I don’t know what I really feel right now. I have known since I was in Grade X, that a massive disaster like this would come eventually. It was meant to be. Nepal, being in center of two gigantic plate, has always been prone to earthquake. The movement of the plate has resulted in the Himalayas. We have been cursed and blessed with it. And I was prepared for it since then. Seven years ago, I prayed for the earthquake right around this time of the month. The SLC exams were going on and I, being the one to hate exams, wished there was an earthquake and we didn’t have to give exams. Knowing that the massive earthquake took place around every 100 years with give and take of twenty years, I just wished it happened a bit earlier. But it didn’t. Since then, I had been wishing for the same, at the same time for it’s the exam season. But it never happened.

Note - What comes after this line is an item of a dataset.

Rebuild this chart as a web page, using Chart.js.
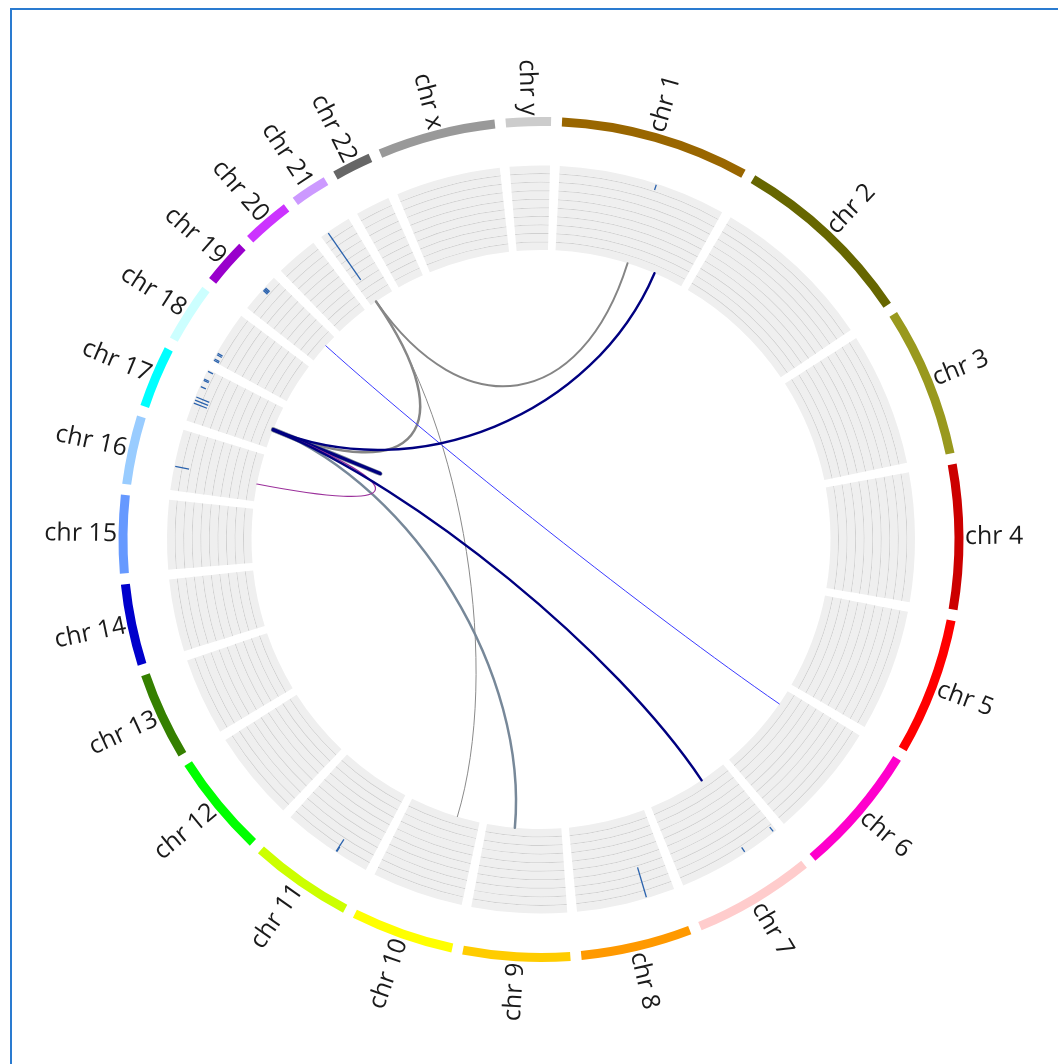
<!DOCTYPE html>
<html>
<head>
<meta charset="utf-8">
<script src="https://cdn.jsdelivr.net/npm/chart.js@4.4.1/dist/chart.umd.min.js"></script>
<style>
  html, body { margin: 0; padding: 0; background: #fff; overflow: hidden; }
  #wrap { position: relative; width: 1058px; height: 1064px; }
  #frame { position: absolute; left: 10px; top: 8px; width: 1200px; height: 1200px; border: 2px solid #2a7bd0; }
  #chart { position: absolute; left: 0; top: 0; }
</style>
</head>
<body>
<div id="wrap">
  <div id="frame"></div>
  <canvas id="chart" width="1058" height="1064"></canvas>
</div>
<script>
// chromosomes (Mb), clockwise from the top
const CHR_NAMES = ["chr 1", "chr 2", "chr 3", "chr 4", "chr 5", "chr 6", "chr 7", "chr 8",
  "chr 9", "chr 10", "chr 11", "chr 12", "chr 13", "chr 14", "chr 15", "chr 16",
  "chr 17", "chr 18", "chr 19", "chr 20", "chr 21", "chr 22", "chr x", "chr y"];
const CHR_LENGTHS = [249.25, 243.20, 198.02, 191.15, 180.92, 171.12, 159.14, 146.36,
  141.21, 135.53, 135.01, 133.85, 115.17, 107.35, 102.53, 90.35,
  81.20, 78.08, 59.13, 63.03, 48.13, 51.30, 155.27, 59.37];
const CHR_COLORS = ["#996600", "#666600", "#99991e", "#cc0000", "#ff0000", "#ff00cc", "#ffcccc", "#ff9900",
  "#ffcc00", "#ffff00", "#ccff00", "#00ff00", "#358000", "#0000cc", "#6699ff", "#99ccff",
  "#00ffff", "#ccffff", "#9900cc", "#cc33ff", "#cc99ff", "#666666", "#999999", "#cccccc"];

// track marks: chromosome index, position (Mb), first and last row (0 = outermost)
const MARK_CHR = [0, 20, 18, 18, 18, 18, 17, 17, 17, 17,
  16, 16, 16, 16, 16, 16, 16, 15, 10, 10, 7, 6, 6];
const MARK_POS = [144.5, 11.7, 35.0, 36.7, 38.4, 40.1, 1.7, 3.8, 10.9, 13.2,
  78.7, 64.0, 66.0, 54.0, 27.7, 32.5, 37.3, 35.4, 51.3, 50.2, 42.4, 56.4, 4.8];
const MARK_ROW_START = [0, 0, 0, 0, 0, 0, 0, 0, 0, 0,
  0, 0, 0, 0, 0, 0, 0, 0, 0, 0, 0, 0, 0];
const MARK_ROW_END = [0, 6, 0, 0, 0, 0, 0, 0, 0, 0,
  0, 0, 0, 0, 1, 1, 1, 1, 1, 0, 3, 0, 0];

// links between two genome positions
const LINK_CHR_A = [0, 20, 20, 16, 16, 16, 18, 15, 16, 0];
const LINK_POS_A = [138.7, 12.0, 12.1, 35.2, 35.8, 35.4, 36.0, 33.0, 35.5, 193.0];
const LINK_CHR_B = [20, 16, 9, 16, 8, 16, 5, 16, 6, 16];
const LINK_POS_B = [12.2, 35.5, 43.4, 36.2, 88.0, 35.9, 28.8, 35.4, 50.6, 35.7];
const LINK_COLORS = ["#858585", "#858585", "#8a8a8a", "#7d8794", "#778899", "#000080",
  "#3b3bff", "#9b309b", "#000080", "#000080"];
const LINK_WIDTHS = [2, 2.5, 1, 4.5, 2.5, 3.2, 1, 1.2, 2.4, 2.4];

const GAP_MB = 14.33;
const START_DEG = 2.88;
const TRACK_ROWS = 10;
const BEND = 0.467;
const LABEL_R = 424;

const gapColor = "rgba(0,0,0,0)";
const ringData = [];
CHR_LENGTHS.forEach((len) => { ringData.push(len, GAP_MB); });

function segColors(color) {
  const out = [];
  CHR_LENGTHS.forEach((_len, i) => {
    out.push(Array.isArray(color) ? color[i] : color, gapColor);
  });
  return out;
}

const datasets = [
  { data: ringData, backgroundColor: segColors(CHR_COLORS), weight: 9 },
  { data: ringData, backgroundColor: segColors(gapColor), weight: 39.5 },
];
const TRACK_FIRST = datasets.length;
for (let r = 0; r < TRACK_ROWS; r += 1) {
  datasets.push({ data: ringData, backgroundColor: segColors("#efefef"), weight: 7.55 });
  if (r < TRACK_ROWS - 1) {
    datasets.push({ data: ringData, backgroundColor: segColors("#d0d0d0"), weight: 1 });
  }
}

function chrAngle(chart, chr, pos) {
  const arc = chart.getDatasetMeta(0).data[chr * 2];
  return arc.startAngle + (arc.endAngle - arc.startAngle) * (pos / CHR_LENGTHS[chr]);
}

const circosPlugin = {
  id: "circos",
  afterDatasetsDraw(chart) {
    const ctx = chart.ctx;
    const ring = chart.getDatasetMeta(0).data[0];
    const cx = ring.x;
    const cy = ring.y;
    const innerR = chart.getDatasetMeta(datasets.length - 1).data[0].innerRadius;

    // marks inside the track
    ctx.save();
    ctx.strokeStyle = "#2a62ad";
    ctx.lineWidth = 1.3;
    MARK_CHR.forEach((chr, i) => {
      const a = chrAngle(chart, chr, MARK_POS[i]);
      const rOut = chart.getDatasetMeta(TRACK_FIRST + 2 * MARK_ROW_START[i]).data[0].outerRadius - 1;
      const rIn = chart.getDatasetMeta(TRACK_FIRST + 2 * MARK_ROW_END[i]).data[0].innerRadius + 1;
      ctx.beginPath();
      ctx.moveTo(cx + rOut * Math.cos(a), cy + rOut * Math.sin(a));
      ctx.lineTo(cx + rIn * Math.cos(a), cy + rIn * Math.sin(a));
      ctx.stroke();
    });
    ctx.restore();

    // links
    ctx.save();
    ctx.lineCap = "round";
    LINK_CHR_A.forEach((chrA, i) => {
      const a1 = chrAngle(chart, chrA, LINK_POS_A[i]);
      const a2 = chrAngle(chart, LINK_CHR_B[i], LINK_POS_B[i]);
      const x1 = cx + innerR * Math.cos(a1);
      const y1 = cy + innerR * Math.sin(a1);
      const x2 = cx + innerR * Math.cos(a2);
      const y2 = cy + innerR * Math.sin(a2);
      ctx.beginPath();
      ctx.moveTo(x1, y1);
      ctx.bezierCurveTo(
        cx + (x1 - cx) * BEND, cy + (y1 - cy) * BEND,
        cx + (x2 - cx) * BEND, cy + (y2 - cy) * BEND,
        x2, y2
      );
      ctx.strokeStyle = LINK_COLORS[i];
      ctx.lineWidth = LINK_WIDTHS[i];
      ctx.stroke();
    });
    ctx.restore();

    // chromosome labels
    ctx.save();
    ctx.fillStyle = "#1a1a1a";
    ctx.font = "25px 'Open Sans'";
    ctx.textBaseline = "middle";
    CHR_NAMES.forEach((name, i) => {
      const arc = chart.getDatasetMeta(0).data[i * 2];
      const mid = (arc.startAngle + arc.endAngle) / 2;
      let deg = ((mid + Math.PI / 2) * 180 / Math.PI) % 360;
      if (deg < 0) deg += 360;
      ctx.save();
      ctx.translate(cx + LABEL_R * Math.cos(mid), cy + LABEL_R * Math.sin(mid));
      if (deg < 180) {
        ctx.rotate(mid);
        ctx.textAlign = "left";
      } else {
        ctx.rotate(mid + Math.PI);
        ctx.textAlign = "right";
      }
      ctx.fillText(name, 0, 0);
      ctx.restore();
    });
    ctx.restore();
  },
};

new Chart(document.getElementById("chart"), {
  type: "doughnut",
  data: { labels: ringData.map((_v, i) => String(i)), datasets },
  options: {
    responsive: false,
    animation: false,
    events: [],
    rotation: START_DEG,
    circumference: 360,
    cutout: "68.52%",
    layout: { padding: { left: 118.5, right: 94.5, top: 117, bottom: 102 } },
    elements: { arc: { borderWidth: 0, hoverOffset: 0, offset: 0, spacing: 0 } },
    plugins: { legend: { display: false }, tooltip: { enabled: false } },
  },
  plugins: [circosPlugin],
});
</script>
</body>
</html>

But of course this was inevitable. So I started preparing myself mentally. I would imagine being stranded from my family because I usually hangout at the other side of the city (or in this case, valley). I would usually find myself, in this imagination, to be in Tudhikhel at a camp with my family. In my ideal world, you had to register in the camp, and you had your own small community there. I would take the position of a mobilizing and utilize the people to rebuild my city from the rubble. In my imagination, all but the old Kathmandu is gone. Ten months ago, I found myself imagining losing my whole family and relatives at the same time.  And that left me devastated. I found myself weeping the whole night that day. And trying to find ways to cope with the loss I never had.

The reality is of course different. My family, relatives and house are still intact. I am living in a room I have called my own since last year though we were living downstairs for few days. My friends and their families are okay. Some have cracks in their houses but at least the house is standing. Kathmandu is in rubble of course but instead of the new one, it’s the old ones that have been effected the most. Many temples in the Durbar Squares of the valley are gone  and so are the old houses with wooden windows and tiled roofs. I find myself staring at the wall because of not being able to move out for last four days. And when I finally went out of the house today, I found things are far more disorganized than I would have wanted. Nobody knows who are staying in the camps and how many are there. There is no person for contact who could communicate, motivate and mobilize the people from the camp. Also all the volunteering activities and relief distribution activities are scattered.

Of course, this is only day five and things will get better. That’s what my friends are telling me. People will consolidate and everything will be coordinated. And I know it will be. The former colleague I wrote above is currently collecting all the information and statistics about the disaster and its aftermath so that it will be helpful to those wanting to help. I know around four groups working separately but are aware about each other’s existence through social media. So maybe the consolidation is not that far.

I just wish to be more useful than giving ideas and writing my thoughts. But that’s the only thing I am good at. And the only thing I can do now.